Despite the double whammy of a soaked spring and parched summer, Minnesota farmers are likely to pull off a reasonable crop this year.
The corn harvest could be a winner on par with last year’s, though results will vary, particularly in southeastern Minnesota, which never recovered from a punishing May snowfall that nixed a lot of planting.
“The corn yield looks like it will be close to last year, but there will be a lot of variation,” said David Nicolai, a University of Minnesota Extension crop educator in Farmington. “It will be a case where average yields look good, but county by county, field by field, this will be a year of variability.”
As for soybeans, Minnesota’s second-largest crop after corn, a particularly arid August is likely to put a dent in farmers’ haul.
Fall is here and the harvest of corn and soybeans is just around the corner. Minnesota is among the nation’s top five producers of both corn and soybeans, and the health of both crops is important to rural economies through much of the state.
Many Minnesota farmers started the year on an ominous note as wet, cold weather delayed planting. By May 1, virtually no corn was in the ground, though farmers by then normally would have at least a third of their crop seeded. Southeastern counties — Mower, Freeborn, Dodge, Steele, Olmsted — were worst hit, federal crop insurance data show.
The snow was on the ground so long that many farmers never got their whole crop in. “We are roughly half planted,” Dan Erickson, a farmer in Alden west of Albert Lea, said of his corn crop. “My dad [who is also a farmer] said he’s never seen anything like it in 45 years.”
Erickson said the situation is similar in other southeastern counties he covers as a regional representative for the Minnesota Corn Growers Association. Federal crop insurance will cover part of the farmers’ weather-related losses. And Erickson said that at least some of the corn he and others actually planted looks good right now.
The ugly spring had a silver lining for much of the state, with precipitation rehydrating soil that had been badly depleted from last year’s drought — soil that would be tested again this summer. “The bulk of the state’s agricultural ground is in at least moderate drought,” said Pete Boulay, a climatologist with the Minnesota Department of Natural Resources.
As of Tuesday, 71 percent of the state — including nonfarm land — was moderately dry, according to the U.S. Drought Monitor website, while 52 percent was in moderate drought and 8 percent in severe drought. Last weekend’s rain helped a bit, Drought Monitor shows.
Still, for a good swath of the soybean crop, rain now comes too late. “There’s an old saying, August rains make the soybean crop,” Nicolai said.
But they didn’t come, for the most part, forcing some soybean fields to mature early, before their seeds and pods were fully developed.
When soybean plants turn yellow, they’ve matured. “I’ve got some fields that are 75 percent to 80 percent yellow,” said Tom Haag, a farmer near Eden Valley whose farm sits in a severe drought zone in central Minnesota. “Once they start turning yellow, they’re done.”
Government forecasts are indeed calling for a sparser soybean crop in Minnesota.

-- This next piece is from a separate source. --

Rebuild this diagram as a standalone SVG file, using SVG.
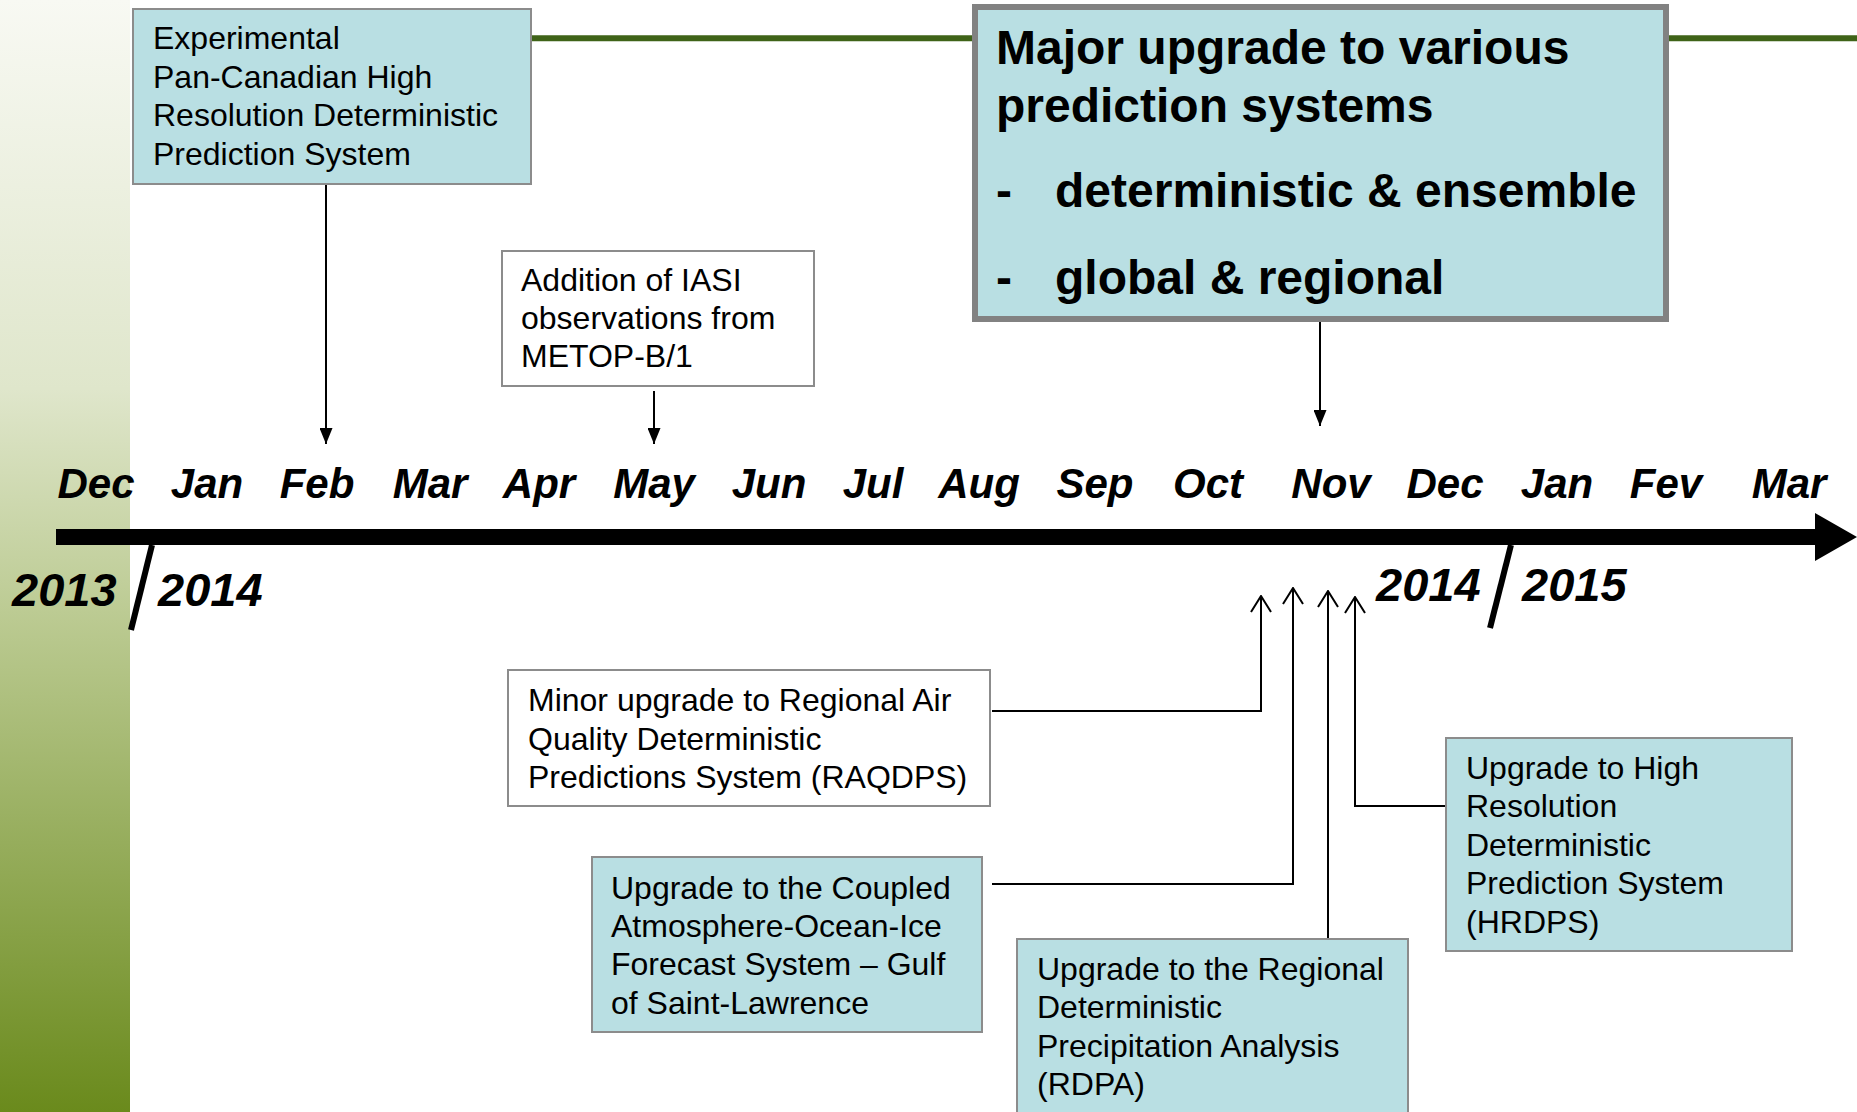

Soybean yields are forecast to be 39 bushels per acre, down 10 percent from 2012, according to the most recent forecast by the United States Department of Agriculture. That expected yield shortfall essentially doubled from a forecast made a month earlier on Aug. 1.

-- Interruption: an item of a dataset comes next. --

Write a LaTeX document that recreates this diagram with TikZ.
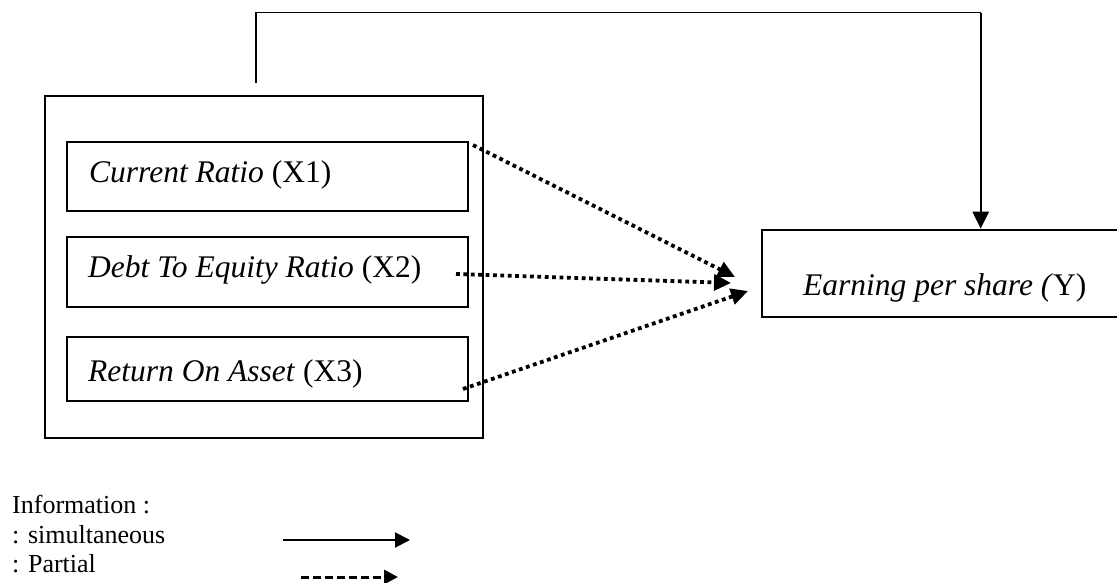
\documentclass[tikz,border=0pt]{standalone}
\usepackage{fontspec}
\setmainfont{Liberation Serif}
\usetikzlibrary{arrows.meta}
\begin{document}
\begin{tikzpicture}[x=1pt,y=-1pt,
  box/.style={draw=black,line width=2.6pt,inner sep=0pt},
  lbl/.style={anchor=base west,inner sep=0pt,font=\fontsize{31.5}{36}\selectfont},
  leg/.style={anchor=base west,inner sep=0pt,font=\fontsize{26}{30}\selectfont},
  dotarrow/.style={line width=3.8pt,dash pattern=on 3.8pt off 3.6pt,
    -{Triangle[length=17pt,width=16pt]}},
  solidarrow/.style={line width=2.4pt,-{Triangle[length=17pt,width=16pt]}}
]
\path[use as bounding box] (0,0) rectangle (1117,582);
\clip (0,0) rectangle (1117,582);

% boxes
\node[box,minimum width=438pt,minimum height=342pt] (outer) at (263.9,267) {};
\node[box,minimum width=401pt,minimum height=69pt] (x1) at (267.5,176.5) {};
\node[box,minimum width=401pt,minimum height=70pt] (x2) at (267.5,272) {};
\node[box,minimum width=401pt,minimum height=64pt] (x3) at (267.5,369) {};
\node[box,minimum width=368pt,minimum height=87pt] (y) at (946,273.5) {};

% texts
\node[lbl] (t1) at (89,182) {\textit{Current Ratio} (X1)};
\node[lbl] (t2) at (88,277) {\textit{Debt To Equity Ratio} (X2)};
\node[lbl] (t3) at (88,381.7) {\textit{Return On Asset} (X3)};
\node[lbl] (ty) at (803,295) {\textit{Earning per share (}Y)};

% simultaneous connector
\coordinate (s) at (256,83);
\coordinate (c) at (980.7,12.7);
\draw[line width=1.4pt] (s) |- (c);
\draw[solidarrow] (c) -- (c |- y.north);

% partial connectors
\coordinate (p1) at (473,145);
\coordinate (q1) at (735,277);
\coordinate (p2) at (456,274);
\coordinate (q2) at (731,283);
\coordinate (p3) at (463,389);
\coordinate (q3) at (748,291);
\draw[dotarrow] (p1) -- (q1);
\draw[dotarrow] (p2) -- (q2);
\draw[dotarrow] (p3) -- (q3);

% legend
\node[leg] (info) at (12,513) {Information :};
\node[leg] (simul) at (12,543) {: simultaneous};
\node[leg] (part) at (12,572) {: Partial};
\coordinate (l1a) at (283,540);
\coordinate (l1b) at (410,540);
\coordinate (l2a) at (301,577);
\coordinate (l2b) at (398,577);
\draw[line width=2pt,-{Triangle[length=15pt,width=15pt]}] (l1a) -- (l1b);
\draw[line width=3pt,dash pattern=on 8pt off 4pt,-{Triangle[length=14pt,width=14pt]}] (l2a) -- (l2b);
\end{tikzpicture}
\end{document}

The arid summer hasn’t generally had the same effect on corn, according to the USDA. Corn yields in Minnesota are expected to be 166 bushels per acre, up 1 bushel from a year ago.
“Corn will be all right — about the same or a little better yields,” said Gene Stoel, a farmer in Lake Wilson in southwestern Minnesota. “There are some bad spots, but there’s a lot of good-looking corn.”
One factor has changed significantly for corn growers from a year ago: They look like they will fetch lower prices.
While Minnesota escaped the worst of last year’s drought, much of the U.S. corn belt’s crop was toasted. So, Minnesota farmers prospered as corn prices in 2012 climbed to more than $7 per bushel. But this year, the overall U.S. corn outlook is much improved: The USDA expects a record crop, with production up 28 percent over 2012.
In response, corn futures are trading at just more than $4.50 a bushel.
Farmers face one more issue this year: Late planting means the harvest could come closer to a killing frost. But here again, adverse weather has had a silver lining. The oppressive heat of late August accelerated maturation of corn and soybeans, even if beans didn’t get the water they needed.
So, there doesn’t seem to a raft of worries. Said Liz Stahl, a U of M Extension crop educator in Worthington, “I think most of our crop will make it before a killing frost.”